Hatta, who was already serving as coordinating economic minister, heads the 
National Mandate Party (PAN) a vaguely Islamist party that also has close ties 
to SBY. Hatta's daughter Siti Ruby Aliya Rajasa married SBY's son Edhie "Ibas" 
Baskoro Yudhoyono in 2011.

Indonesian bankers and politicians say Hatta had repeatedly clashed with 
outgoing finance minister Agus Martowardojo over the latter's reluctance to 
bump up government spending until better corruption and accountability measures 
were put in place.

Martowardojo's predecessor, the highly regarded Sri Mulyani Indrawati, was 
pushed out in 2010 after repeatedly clashing with powerful business and 
political interests over reform measures, perhaps chief among them Aburizal 
Bakrie, the Indonesian billionaire who also heads the Golkar Party, which is 
the second largest party in parliament and has named Mr. Bakrie its candidate 
for president next year. Sri Mulyani was immediately named the director of the 
World Bank Group.

"The consensus among everyone I talk to is this is about shaking loose money 
for the elections," says a long-time Jakarta banker who asked not to be named.

It's not just in that area.

A researcher into Indonesia's booming forestry industry says in the past few 
months he's seen a large uptick in clear-cutting of natural forest that the 
government long-ago licensed for "conversion" into acacia or eucalyptus 
plantations. His read on the situation was that forest that have been left 
alone for years are being mulched for cash now because of the electoral needs 
of various political parties.

Running campaigns in a country like Indonesia – with hundreds of inhabited 
islands, stretching a distance equivalent to that between London and Baghdad – 
is always an expensive business, and money tells.

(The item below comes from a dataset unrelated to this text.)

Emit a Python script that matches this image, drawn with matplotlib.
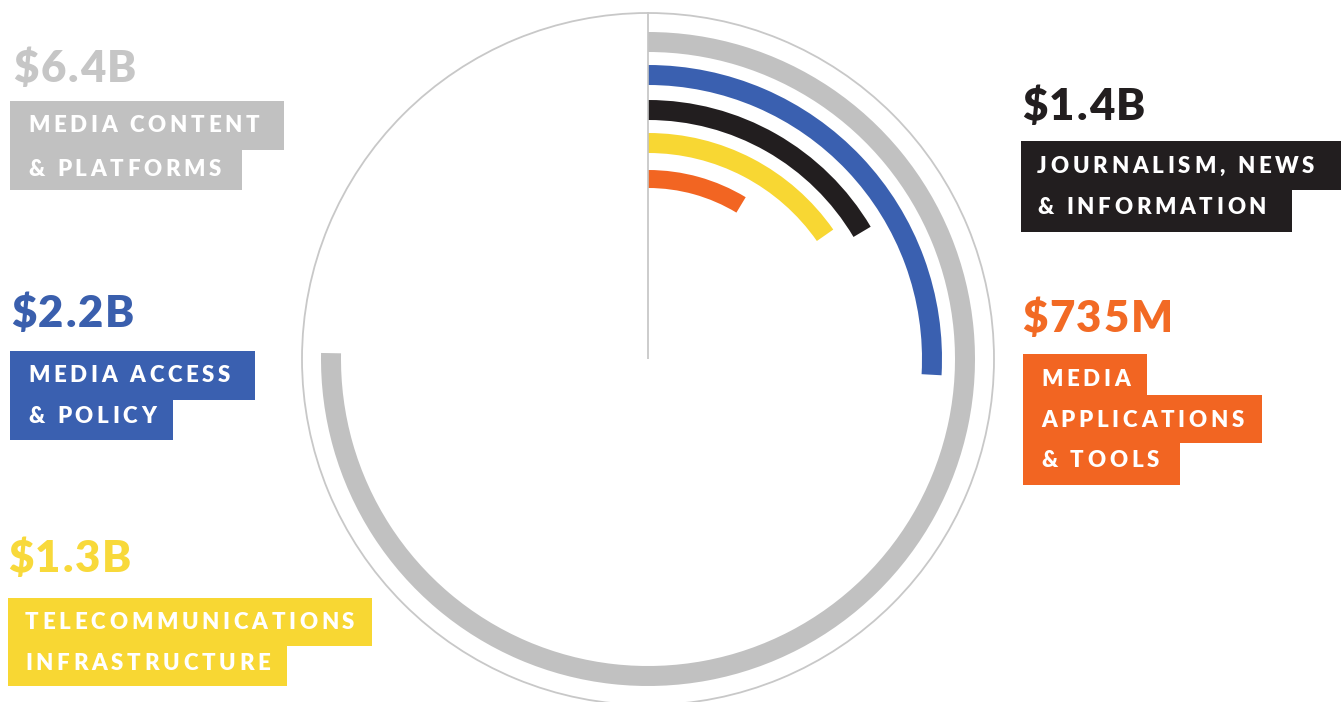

Juwono, the former defense minister, and many others here worry that 
Indonesia's dominant political parties effectively control the money game, and 
are in turn controlled by entrenched business interests who see no value in the 
kind of economic competition that could help bring the tens of millions of 
Indonesians still living on less than $2 a day out of poverty.

In other words, fair elections by themselves don't make fair societies.